» Supplied material:
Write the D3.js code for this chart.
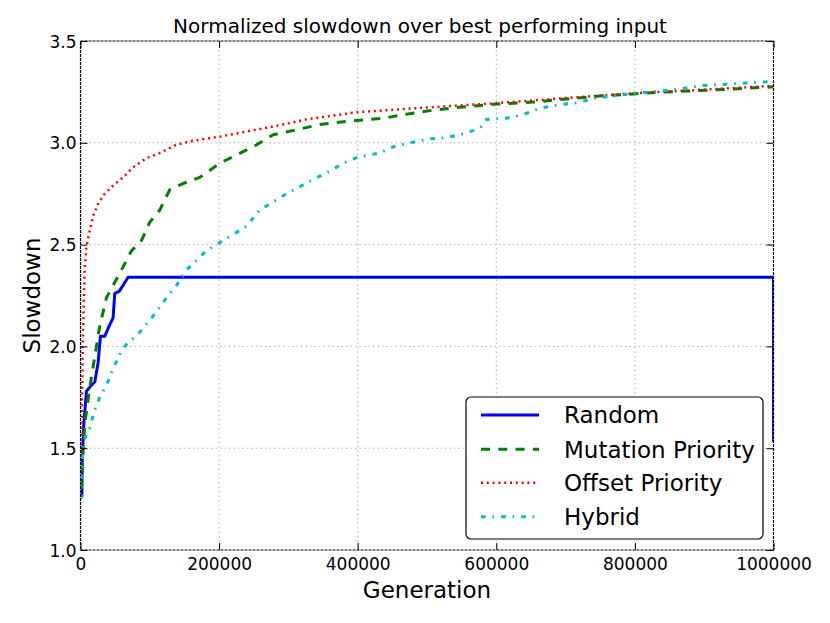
<!DOCTYPE html>
<html><head><meta charset="utf-8">
<script src="https://cdn.jsdelivr.net/npm/d3@7"></script>
<style>body{margin:0;background:#fff;} svg{display:block;font-family:"DejaVu Sans",sans-serif;}</style>
</head><body><div id="chart"></div>
<script>
const title = "Normalized slowdown over best performing input";
const xLabel = "Generation";
const yLabel = "Slowdown";
const xTicks = [0, 200000, 400000, 600000, 800000, 1000000];
const yTicks = [1.0, 1.5, 2.0, 2.5, 3.0, 3.5];
const seriesNames = ["Random", "Mutation Priority", "Offset Priority", "Hybrid"];

const randomX = [1900, 2500, 4800, 8600, 15900, 20600, 25400, 28800, 35000, 41300, 47000, 49500, 55700, 61500, 68700, 1000000, 1000000];
const randomY = [1.26, 1.45, 1.62, 1.78, 1.81, 1.825, 1.92, 2.05, 2.05, 2.10, 2.14, 2.26, 2.27, 2.30, 2.34, 2.34, 1.53];

const mutationX = [1500, 2900, 6200, 13400, 20600, 27800, 37500, 56700, 73600, 88000, 100000, 114400, 128900, 148000, 172000, 201000, 225000, 254000, 278000, 307000, 345000, 398000, 436000, 470000, 508000, 547000, 600000, 653000, 701000, 749000, 797000, 845000, 918000, 1000000];
const mutationY = [1.3, 1.43, 1.62, 1.80, 1.95, 2.10, 2.24, 2.36, 2.47, 2.52, 2.61, 2.67, 2.77, 2.80, 2.83, 2.90, 2.94, 2.99, 3.04, 3.06, 3.09, 3.11, 3.12, 3.14, 3.16, 3.175, 3.19, 3.20, 3.215, 3.23, 3.24, 3.25, 3.26, 3.275];

const offsetX = [1000, 1500, 3500, 6000, 8600, 13400, 18200, 25400, 35000, 47000, 61500, 75900, 95200, 114400, 138000, 162000, 201000, 239000, 278000, 326000, 398000, 485000, 600000, 701000, 797000, 894000, 1000000];
const offsetY = [1.45, 1.55, 2.05, 2.38, 2.49, 2.57, 2.64, 2.70, 2.75, 2.79, 2.83, 2.88, 2.925, 2.95, 2.99, 3.01, 3.03, 3.055, 3.08, 3.115, 3.15, 3.17, 3.195, 3.22, 3.243, 3.26, 3.28];

const hybridX = [500, 3800, 13400, 20600, 27800, 37500, 47000, 59200, 66400, 83100, 95200, 109700, 124100, 138500, 153000, 181800, 205800, 239500, 258700, 297300, 316500, 335600, 359700, 378900, 400600, 431900, 451100, 475200, 504000, 528100, 552100, 566500, 578600, 585900, 600300, 624200, 643600, 662800, 686900, 715700, 744600, 778200, 821500, 855100, 893600, 941700, 989900, 1000000];
const hybridY = [1.25, 1.53, 1.60, 1.69, 1.75, 1.81, 1.89, 1.98, 2.01, 2.06, 2.11, 2.17, 2.24, 2.30, 2.375, 2.47, 2.52, 2.59, 2.67, 2.75, 2.785, 2.82, 2.86, 2.90, 2.93, 2.95, 2.98, 3.00, 3.02, 3.025, 3.045, 3.06, 3.08, 3.115, 3.117, 3.125, 3.145, 3.17, 3.185, 3.196, 3.22, 3.235, 3.25, 3.26, 3.28, 3.29, 3.30, 3.305];

const W = 830, H = 623;
const L = 80.5, R = 773.5, T = 41, B = 550;
const svg = d3.select("#chart").append("svg").attr("width", W).attr("height", H);
const x = d3.scaleLinear().domain([0, 1000000]).range([L, R]);
const y = d3.scaleLinear().domain([1.0, 3.5]).range([B, T]);

svg.append("defs").append("clipPath").attr("id", "clip").append("rect")
  .attr("x", L).attr("y", T).attr("width", R - L).attr("height", B - T);

// grid
const g = svg.append("g");
g.selectAll(".gx").data(xTicks.slice(1, -1)).join("line")
  .attr("x1", d => x(d)).attr("x2", d => x(d)).attr("y1", T).attr("y2", B)
  .attr("stroke", "#b0b0b0").attr("stroke-width", 1).attr("stroke-dasharray", "1.5,3");
g.selectAll(".gy").data(yTicks.slice(1, -1)).join("line")
  .attr("y1", d => y(d)).attr("y2", d => y(d)).attr("x1", L).attr("x2", R)
  .attr("stroke", "#b0b0b0").attr("stroke-width", 1).attr("stroke-dasharray", "1.5,3");

// series
const styles = [
  {xs: randomX, ys: randomY, color: "#0000ff", w: 3, dash: null},
  {xs: mutationX, ys: mutationY, color: "#008000", w: 3, dash: "9,8.3"},
  {xs: offsetX, ys: offsetY, color: "#ff0000", w: 2.5, dash: "2,3.8"},
  {xs: hybridX, ys: hybridY, color: "#00bfbf", w: 3, dash: "4.7,6.7,1.7,7"}
];
const line = d3.line().x(d => x(d[0])).y(d => y(d[1]));
const plot = svg.append("g").attr("clip-path", "url(#clip)");
styles.forEach(s => {
  plot.append("path").datum(s.xs.map((v, i) => [v, s.ys[i]]))
    .attr("d", line).attr("fill", "none").attr("stroke", s.color)
    .attr("stroke-width", s.w).attr("stroke-dasharray", s.dash)
    .attr("stroke-linejoin", "round");
});

// axes with inward ticks
const tickLen = 7;
const axB = svg.append("g").attr("transform", `translate(0,${B})`)
  .call(d3.axisBottom(x).tickValues(xTicks).tickSize(-tickLen).tickPadding(10).tickFormat(d3.format("d")));
const axT = svg.append("g").attr("transform", `translate(0,${T})`)
  .call(d3.axisTop(x).tickValues(xTicks).tickSize(-tickLen).tickFormat(""));
const axL = svg.append("g").attr("transform", `translate(${L},0)`)
  .call(d3.axisLeft(y).tickValues(yTicks).tickSize(-tickLen).tickPadding(6).tickFormat(d3.format(".1f")));
const axR = svg.append("g").attr("transform", `translate(${R},0)`)
  .call(d3.axisRight(y).tickValues(yTicks).tickSize(-tickLen).tickFormat(""));
[axB, axT, axL, axR].forEach(a => {
  a.select(".domain").remove();
  a.selectAll(".tick line").attr("stroke", "#000").attr("stroke-width", 1);
  a.selectAll("text").attr("font-size", 17).attr("fill", "#000").attr("font-family", "DejaVu Sans");
});
axB.selectAll("text").attr("dy", null).attr("y", 20);
axL.selectAll("text").attr("x", -4).attr("dy", "0.36em");

// frame
svg.append("rect").attr("x", L).attr("y", T).attr("width", R - L).attr("height", B - T)
  .attr("fill", "none").attr("stroke", "#000").attr("stroke-width", 1.2).attr("stroke-dasharray", "3,1");

// texts
svg.append("text").attr("x", 420).attr("y", 33).attr("text-anchor", "middle")
  .attr("font-size", 20).text(title);
svg.append("text").attr("x", (L + R) / 2).attr("y", 598).attr("text-anchor", "middle")
  .attr("font-size", 23).text(xLabel);
svg.append("text").attr("transform", `translate(40,${(T + B) / 2}) rotate(-90)`)
  .attr("text-anchor", "middle").attr("font-size", 23).text(yLabel);

// legend
const lg = svg.append("g");
lg.append("rect").attr("x", 466).attr("y", 397).attr("width", 297).attr("height", 142)
  .attr("rx", 5).attr("fill", "#fff").attr("stroke", "#000").attr("stroke-width", 1.2);
const rowY = [415, 449.3, 482.7, 516.7];
styles.forEach((s, i) => {
  lg.append("line").attr("x1", 481).attr("x2", 539).attr("y1", rowY[i]).attr("y2", rowY[i])
    .attr("stroke", s.color).attr("stroke-width", s.w).attr("stroke-dasharray", s.dash);
  lg.append("text").attr("x", 564).attr("y", rowY[i] + 8.4).attr("font-size", 23).text(seriesNames[i]);
});
</script></body></html>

» Instruction: Each line of the material must be retyped exactly, except that images are omitted.

» Output of the exercise:
Write the D3.js code for this chart.
<!DOCTYPE html>
<html><head><meta charset="utf-8">
<script src="https://cdn.jsdelivr.net/npm/d3@7"></script>
<style>body{margin:0;background:#fff;} svg{display:block;font-family:"DejaVu Sans",sans-serif;}</style>
</head><body><div id="chart"></div>
<script>
const title = "Normalized slowdown over best performing input";
const xLabel = "Generation";
const yLabel = "Slowdown";
const xTicks = [0, 200000, 400000, 600000, 800000, 1000000];
const yTicks = [1.0, 1.5, 2.0, 2.5, 3.0, 3.5];
const seriesNames = ["Random", "Mutation Priority", "Offset Priority", "Hybrid"];

const randomX = [1900, 2500, 4800, 8600, 15900, 20600, 25400, 28800, 35000, 41300, 47000, 49500, 55700, 61500, 68700, 1000000, 1000000];
const randomY = [1.26, 1.45, 1.62, 1.78, 1.81, 1.825, 1.92, 2.05, 2.05, 2.10, 2.14, 2.26, 2.27, 2.30, 2.34, 2.34, 1.53];

const mutationX = [1500, 2900, 6200, 13400, 20600, 27800, 37500, 56700, 73600, 88000, 100000, 114400, 128900, 148000, 172000, 201000, 225000, 254000, 278000, 307000, 345000, 398000, 436000, 470000, 508000, 547000, 600000, 653000, 701000, 749000, 797000, 845000, 918000, 1000000];
const mutationY = [1.3, 1.43, 1.62, 1.80, 1.95, 2.10, 2.24, 2.36, 2.47, 2.52, 2.61, 2.67, 2.77, 2.80, 2.83, 2.90, 2.94, 2.99, 3.04, 3.06, 3.09, 3.11, 3.12, 3.14, 3.16, 3.175, 3.19, 3.20, 3.215, 3.23, 3.24, 3.25, 3.26, 3.275];

const offsetX = [1000, 1500, 3500, 6000, 8600, 13400, 18200, 25400, 35000, 47000, 61500, 75900, 95200, 114400, 138000, 162000, 201000, 239000, 278000, 326000, 398000, 485000, 600000, 701000, 797000, 894000, 1000000];
const offsetY = [1.45, 1.55, 2.05, 2.38, 2.49, 2.57, 2.64, 2.70, 2.75, 2.79, 2.83, 2.88, 2.925, 2.95, 2.99, 3.01, 3.03, 3.055, 3.08, 3.115, 3.15, 3.17, 3.195, 3.22, 3.243, 3.26, 3.28];

const hybridX = [500, 3800, 13400, 20600, 27800, 37500, 47000, 59200, 66400, 83100, 95200, 109700, 124100, 138500, 153000, 181800, 205800, 239500, 258700, 297300, 316500, 335600, 359700, 378900, 400600, 431900, 451100, 475200, 504000, 528100, 552100, 566500, 578600, 585900, 600300, 624200, 643600, 662800, 686900, 715700, 744600, 778200, 821500, 855100, 893600, 941700, 989900, 1000000];
const hybridY = [1.25, 1.53, 1.60, 1.69, 1.75, 1.81, 1.89, 1.98, 2.01, 2.06, 2.11, 2.17, 2.24, 2.30, 2.375, 2.47, 2.52, 2.59, 2.67, 2.75, 2.785, 2.82, 2.86, 2.90, 2.93, 2.95, 2.98, 3.00, 3.02, 3.025, 3.045, 3.06, 3.08, 3.115, 3.117, 3.125, 3.145, 3.17, 3.185, 3.196, 3.22, 3.235, 3.25, 3.26, 3.28, 3.29, 3.30, 3.305];

const W = 830, H = 623;
const L = 80.5, R = 773.5, T = 41, B = 550;
const svg = d3.select("#chart").append("svg").attr("width", W).attr("height", H);
const x = d3.scaleLinear().domain([0, 1000000]).range([L, R]);
const y = d3.scaleLinear().domain([1.0, 3.5]).range([B, T]);

svg.append("defs").append("clipPath").attr("id", "clip").append("rect")
  .attr("x", L).attr("y", T).attr("width", R - L).attr("height", B - T);

// grid
const g = svg.append("g");
g.selectAll(".gx").data(xTicks.slice(1, -1)).join("line")
  .attr("x1", d => x(d)).attr("x2", d => x(d)).attr("y1", T).attr("y2", B)
  .attr("stroke", "#b0b0b0").attr("stroke-width", 1).attr("stroke-dasharray", "1.5,3");
g.selectAll(".gy").data(yTicks.slice(1, -1)).join("line")
  .attr("y1", d => y(d)).attr("y2", d => y(d)).attr("x1", L).attr("x2", R)
  .attr("stroke", "#b0b0b0").attr("stroke-width", 1).attr("stroke-dasharray", "1.5,3");

// series
const styles = [
  {xs: randomX, ys: randomY, color: "#0000ff", w: 3, dash: null},
  {xs: mutationX, ys: mutationY, color: "#008000", w: 3, dash: "9,8.3"},
  {xs: offsetX, ys: offsetY, color: "#ff0000", w: 2.5, dash: "2,3.8"},
  {xs: hybridX, ys: hybridY, color: "#00bfbf", w: 3, dash: "4.7,6.7,1.7,7"}
];
const line = d3.line().x(d => x(d[0])).y(d => y(d[1]));
const plot = svg.append("g").attr("clip-path", "url(#clip)");
styles.forEach(s => {
  plot.append("path").datum(s.xs.map((v, i) => [v, s.ys[i]]))
    .attr("d", line).attr("fill", "none").attr("stroke", s.color)
    .attr("stroke-width", s.w).attr("stroke-dasharray", s.dash)
    .attr("stroke-linejoin", "round");
});

// axes with inward ticks
const tickLen = 7;
const axB = svg.append("g").attr("transform", `translate(0,${B})`)
  .call(d3.axisBottom(x).tickValues(xTicks).tickSize(-tickLen).tickPadding(10).tickFormat(d3.format("d")));
const axT = svg.append("g").attr("transform", `translate(0,${T})`)
  .call(d3.axisTop(x).tickValues(xTicks).tickSize(-tickLen).tickFormat(""));
const axL = svg.append("g").attr("transform", `translate(${L},0)`)
  .call(d3.axisLeft(y).tickValues(yTicks).tickSize(-tickLen).tickPadding(6).tickFormat(d3.format(".1f")));
const axR = svg.append("g").attr("transform", `translate(${R},0)`)
  .call(d3.axisRight(y).tickValues(yTicks).tickSize(-tickLen).tickFormat(""));
[axB, axT, axL, axR].forEach(a => {
  a.select(".domain").remove();
  a.selectAll(".tick line").attr("stroke", "#000").attr("stroke-width", 1);
  a.selectAll("text").attr("font-size", 17).attr("fill", "#000").attr("font-family", "DejaVu Sans");
});
axB.selectAll("text").attr("dy", null).attr("y", 20);
axL.selectAll("text").attr("x", -4).attr("dy", "0.36em");

// frame
svg.append("rect").attr("x", L).attr("y", T).attr("width", R - L).attr("height", B - T)
  .attr("fill", "none").attr("stroke", "#000").attr("stroke-width", 1.2).attr("stroke-dasharray", "3,1");

// texts
svg.append("text").attr("x", 420).attr("y", 33).attr("text-anchor", "middle")
  .attr("font-size", 20).text(title);
svg.append("text").attr("x", (L + R) / 2).attr("y", 598).attr("text-anchor", "middle")
  .attr("font-size", 23).text(xLabel);
svg.append("text").attr("transform", `translate(40,${(T + B) / 2}) rotate(-90)`)
  .attr("text-anchor", "middle").attr("font-size", 23).text(yLabel);

// legend
const lg = svg.append("g");
lg.append("rect").attr("x", 466).attr("y", 397).attr("width", 297).attr("height", 142)
  .attr("rx", 5).attr("fill", "#fff").attr("stroke", "#000").attr("stroke-width", 1.2);
const rowY = [415, 449.3, 482.7, 516.7];
styles.forEach((s, i) => {
  lg.append("line").attr("x1", 481).attr("x2", 539).attr("y1", rowY[i]).attr("y2", rowY[i])
    .attr("stroke", s.color).attr("stroke-width", s.w).attr("stroke-dasharray", s.dash);
  lg.append("text").attr("x", 564).attr("y", rowY[i] + 8.4).attr("font-size", 23).text(seriesNames[i]);
});
</script></body></html>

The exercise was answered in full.